### Material provided

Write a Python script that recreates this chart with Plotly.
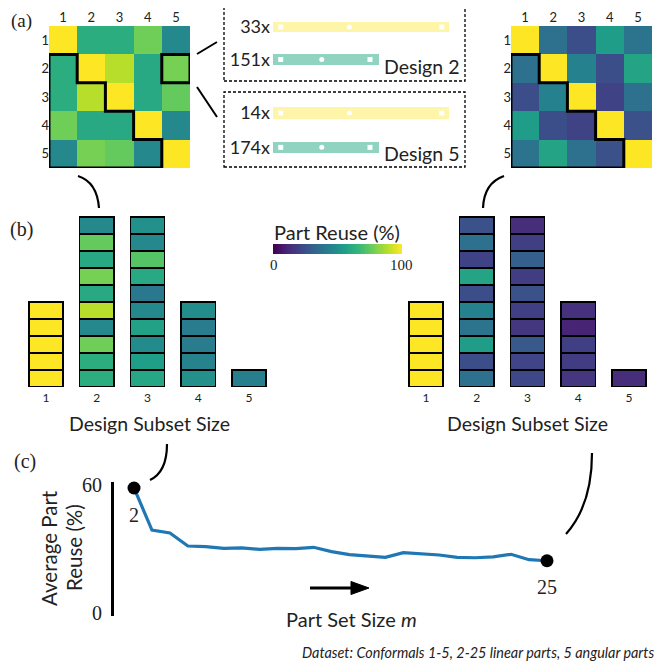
import plotly.graph_objects as go

W = H = 668
OFF = 8  # page body margin compensation (screen px -> figure px)
SANS = "Lato, 'Noto Sans', sans-serif"
SERIF = "'Liberation Serif', 'DejaVu Serif', serif"

# ---------------- data ----------------
designs = [1, 2, 3, 4, 5]
design_labels = ["1", "2", "3", "4", "5"]

# pairwise part reuse (%) between designs, left (m=2) and right (m=25)
reuse_matrix_left = [
    [100, 62, 62, 78, 47],
    [62, 100, 89, 60, 79],
    [62, 89, 100, 60, 76],
    [78, 60, 60, 100, 47],
    [47, 79, 76, 47, 100],
]
reuse_matrix_right = [
    [100, 37, 24, 55, 38],
    [37, 100, 44, 24, 58],
    [24, 44, 100, 20, 37],
    [55, 24, 20, 100, 25],
    [38, 58, 37, 25, 100],
]

subset_sizes = [1, 2, 3, 4, 5]
# reuse of each design subset, bottom to top, per subset size
left_size1 = [100, 100, 100, 100, 100]
left_size2 = [62, 62, 78, 47, 89, 60, 79, 60, 76, 47]
left_size3 = [59, 56, 48, 57, 47, 40, 60, 73, 47, 50]
left_size4 = [50, 45, 42, 42, 49]
left_size5 = [43]
right_size1 = [100, 100, 100, 100, 100]
right_size2 = [37, 24, 55, 38, 44, 24, 58, 20, 37, 25]
right_size3 = [22, 21, 28, 16, 19, 25, 18, 30, 19, 13]
right_size4 = [16, 18, 19, 10, 14]
right_size5 = [13]

# part sets of designs 2 and 5 (counts and relative part lengths)
part_counts_design2 = ["33x", "151x"]
part_counts_design5 = ["14x", "174x"]
part_lengths = [1.0, 0.6]
part_colors = ["rgba(253,231,37,0.4)", "rgba(34,168,132,0.5)"]
joint_pos_long = [0.044, 0.434, 0.959]
joint_pos_short = [0.044, 0.277, 0.551]
joint_symbols = ["square", "circle", "square"]

# average part reuse vs part set size m
part_set_size = list(range(2, 26))
avg_part_reuse = [58.6, 38.9, 37.5, 31.4, 31.1, 30.3, 30.5, 29.8, 30.3, 30.2, 30.8, 28.8,
                  27.4, 26.9, 26.1, 28.3, 27.7, 27.2, 26.1, 25.9, 26.3, 27.5, 25.0, 24.5]

cbar_values = list(range(0, 101))

# ---------------- helpers ----------------
def fx(x):
    return (x - OFF) / W

def fy(y):
    return 1 - (y - OFF) / H

def dx(a, b):
    return [fx(a), fx(b)]

def dy(top, bottom):
    return [fy(bottom), fy(top)]

def P(x, y):
    return f"{fx(x):.5f},{fy(y):.5f}"

fig = go.Figure()

# heatmaps
for mat, ax in [(reuse_matrix_left, ""), (reuse_matrix_right, "2")]:
    fig.add_trace(go.Heatmap(z=mat, x=designs, y=designs, colorscale="Viridis",
                             zmin=0, zmax=100, showscale=False,
                             xaxis="x" + ax, yaxis="y" + ax))

# stacked bars
left_stacks = [left_size1, left_size2, left_size3, left_size4, left_size5]
right_stacks = [right_size1, right_size2, right_size3, right_size4, right_size5]
for stacks, ax in [(left_stacks, "3"), (right_stacks, "4")]:
    for k in range(10):
        xs = [s for s, v in zip(subset_sizes, stacks) if len(v) > k]
        cs = [v[k] for v in stacks if len(v) > k]
        fig.add_trace(go.Bar(x=xs, y=[1] * len(xs), width=0.67,
                             marker=dict(color=cs, colorscale="Viridis", cmin=0, cmax=100,
                                         line=dict(color="black", width=1.6)),
                             xaxis="x" + ax, yaxis="y" + ax, showlegend=False))

# colorbar strip
fig.add_trace(go.Heatmap(z=[cbar_values], x=cbar_values, y=[0], colorscale="Viridis",
                         zmin=0, zmax=100, showscale=False, xaxis="x5", yaxis="y5"))

# part illustrations
for ax in ["6", "7"]:
    fig.add_trace(go.Bar(x=part_lengths, y=[0, 1], orientation="h", width=0.33,
                         marker=dict(color=part_colors, line=dict(width=0)),
                         xaxis="x" + ax, yaxis="y" + ax, showlegend=False))
    for row, jp in enumerate([joint_pos_long, joint_pos_short]):
        fig.add_trace(go.Scatter(x=jp, y=[row] * 3, mode="markers",
                                 marker=dict(symbol=joint_symbols, size=5, color="white"),
                                 xaxis="x" + ax, yaxis="y" + ax, showlegend=False,
                                 cliponaxis=False))

# line chart
fig.add_trace(go.Scatter(x=part_set_size, y=avg_part_reuse, mode="lines",
                         line=dict(color="#1f77b4", width=3.2),
                         xaxis="x8", yaxis="y8", showlegend=False, cliponaxis=False))
fig.add_trace(go.Scatter(x=[part_set_size[0], part_set_size[-1]],
                         y=[avg_part_reuse[0], avg_part_reuse[-1]], mode="markers",
                         marker=dict(color="black", size=13),
                         xaxis="x8", yaxis="y8", showlegend=False, cliponaxis=False))

hidden = dict(showgrid=False, zeroline=False, showticklabels=False, showline=False, ticks="",
              automargin=False)

layout = dict(
    template="none",
    width=W, height=H, margin=dict(l=0, r=0, t=0, b=0, pad=0, autoexpand=False),
    paper_bgcolor="white", plot_bgcolor="white", barmode="stack", showlegend=False,
    font=dict(family=SANS, color="#222"),
)
for ax, (x0, x1) in [("", (49, 190)), ("2", (511, 652))]:
    layout["xaxis" + ax] = dict(domain=dx(x0, x1), range=[0.5, 5.5], side="top",
                                tickvals=designs, ticktext=design_labels, showgrid=False,
                                zeroline=False, ticks="", showline=False, automargin=False,
                                tickfont=dict(size=13, family=SANS), anchor="y" + ax)
    layout["yaxis" + ax] = dict(domain=dy(26, 168), range=[5.5, 0.5], tickvals=designs,
                                ticktext=design_labels, showgrid=False, zeroline=False,
                                ticks="", showline=False, automargin=False,
                                tickfont=dict(size=13, family=SANS),
                                ticklabelstandoff=-1, anchor="x" + ax)
for ax, (x0, x1) in [("3", (20.5, 274.5)), ("4", (400.5, 654.5))]:
    layout["xaxis" + ax] = dict(domain=dx(x0, x1), range=[0.5, 5.5], tickvals=subset_sizes,
                                showgrid=False, zeroline=False, ticks="", showline=False,
                                automargin=False, ticklabelstandoff=2,
                                tickfont=dict(size=12, family=SANS), anchor="y" + ax)
    layout["yaxis" + ax] = dict(domain=dy(215.5, 387), range=[0, 10.08], anchor="x" + ax,
                                **hidden)
layout["xaxis5"] = dict(domain=dx(273, 402), range=[-0.5, 100.5], tickvals=[0, 100],
                        showgrid=False, zeroline=False, ticks="", showline=False,
                        automargin=False,
                        tickfont=dict(size=15, family=SERIF), anchor="y5")
layout["yaxis5"] = dict(domain=dy(244, 254), range=[-0.5, 0.5], anchor="x5", **hidden)
for ax, (t, b), counts in [("6", (10.75, 75.75), part_counts_design2),
                           ("7", (96, 164.5), part_counts_design5)]:
    layout["xaxis" + ax] = dict(domain=dx(273, 449), range=[0, 1], anchor="y" + ax, **hidden)
    layout["yaxis" + ax] = dict(domain=dy(t, b), range=[1.5, -0.5], tickvals=[0, 1],
                                ticktext=counts, showgrid=False, zeroline=False, ticks="",
                                showline=False, automargin=False,
                                tickfont=dict(size=18, family=SANS),
                                ticklabelstandoff=2, anchor="x" + ax)
layout["xaxis8"] = dict(domain=dx(114, 560), range=[2 - 20 / 17.96, 25 + 13 / 17.96],
                        anchor="y8", **hidden)
layout["yaxis8"] = dict(domain=dy(482, 616), range=[-1.41, 61.41], tickvals=[0, 60],
                        showgrid=False, zeroline=False, ticks="", showline=True,
                        automargin=False,
                        linewidth=3, linecolor="black", tickfont=dict(size=20, family=SERIF),
                        ticklabelstandoff=5, anchor="x8")
fig.update_layout(**layout)

# ---------------- shapes ----------------
shapes = []
stair = ("M 0.5,1.5 L 1.5,1.5 L 1.5,2.5 L 2.5,2.5 L 2.5,3.5 L 3.5,3.5 L 3.5,4.5 "
         "L 4.5,4.5 L 4.5,5.5 L 0.5,5.5 Z")
for ax in ["", "2"]:
    shapes.append(dict(type="path", path=stair, xref="x" + ax, yref="y" + ax,
                       line=dict(color="black", width=3)))
shapes.append(dict(type="rect", x0=4.5, x1=5.5, y0=1.5, y1=2.5, xref="x", yref="y",
                   line=dict(color="black", width=3)))
# connectors to part boxes
shapes.append(dict(type="path", path=f"M {P(197, 54)} L {P(217, 42)}", xref="paper",
                   yref="paper", line=dict(color="black", width=2)))
shapes.append(dict(type="path", path=f"M {P(197, 87)} L {P(217, 117)}", xref="paper",
                   yref="paper", line=dict(color="black", width=2)))
# dashed boxes
for (t, b) in [(5, 81), (92, 167)]:
    shapes.append(dict(type="rect", x0=fx(224), x1=fx(465), y0=fy(b), y1=fy(t),
                       xref="paper", yref="paper",
                       line=dict(color="black", width=1.3, dash="3px,2px")))
# curved connectors
for path in [f"M {P(78, 176)} Q {P(97, 182)} {P(99, 208)}",
             f"M {P(504, 176)} Q {P(484, 183)} {P(483, 208)}",
             f"M {P(167, 444)} Q {P(167, 472)} {P(150, 480)}",
             f"M {P(592, 453)} Q {P(592, 505)} {P(566, 534)}"]:
    shapes.append(dict(type="path", path=path, xref="paper", yref="paper",
                       line=dict(color="black", width=2.2)))
# arrow
shapes.append(dict(type="path", path=f"M {P(310, 588)} L {P(353, 588)}", xref="paper",
                   yref="paper", line=dict(color="black", width=3)))
shapes.append(dict(type="path", path=f"M {P(351, 581.5)} L {P(369, 588)} L {P(351, 594.5)} Z",
                   xref="paper", yref="paper", fillcolor="black",
                   line=dict(color="black", width=1)))
fig.update_layout(shapes=shapes)

# ---------------- annotations ----------------
def ann(text, x, y, size, family=SANS, xanchor="center", yanchor="middle", **kw):
    return dict(text=text, x=fx(x), y=fy(y), xref="paper", yref="paper",
                showarrow=False, xanchor=xanchor, yanchor=yanchor,
                font=dict(size=size, family=family, color="#222"), **kw)

annotations = [
    ann("(a)", 21, 8.5, 19, SERIF, yanchor="top"),
    ann("(b)", 21, 229, 20, SERIF),
    ann("(c)", 25, 461, 20, SERIF),
    ann("Design 2", 461, 67, 19.5, xanchor="right"),
    ann("Design 5", 461, 153, 19.5, xanchor="right"),
    ann("Part Reuse (%)", 337, 232, 20),
    ann("Design Subset Size", 149, 423, 19.5),
    ann("Design Subset Size", 527, 423, 19.5),
    ann("Average Part", 49, 548, 20.5, textangle=-90),
    ann("Reuse (%)", 74, 548, 20.5, textangle=-90),
    ann("Part Set Size <i style='font-family:" + SERIF + "'>m</i>", 351, 619, 20),
    ann("<i>Dataset: Conformals 1-5, 2-25 linear parts, 5 angular parts</i>", 656, 652, 14.4,
        xanchor="right"),
]
annotations.append(dict(text="2", x=part_set_size[0], y=avg_part_reuse[0], xref="x8",
                        yref="y8", showarrow=False, yshift=-27,
                        font=dict(size=20, family=SERIF, color="#222")))
annotations.append(dict(text="25", x=part_set_size[-1], y=avg_part_reuse[-1], xref="x8",
                        yref="y8", showarrow=False, yshift=-26,
                        font=dict(size=20, family=SERIF, color="#222")))
fig.update_layout(annotations=annotations)

fig.write_html("out.html")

######

→ **Prompt**:
Show all lines above holding "chart".

→ **Exercise solution**:
Write a Python script that recreates this chart with Plotly.
# line chart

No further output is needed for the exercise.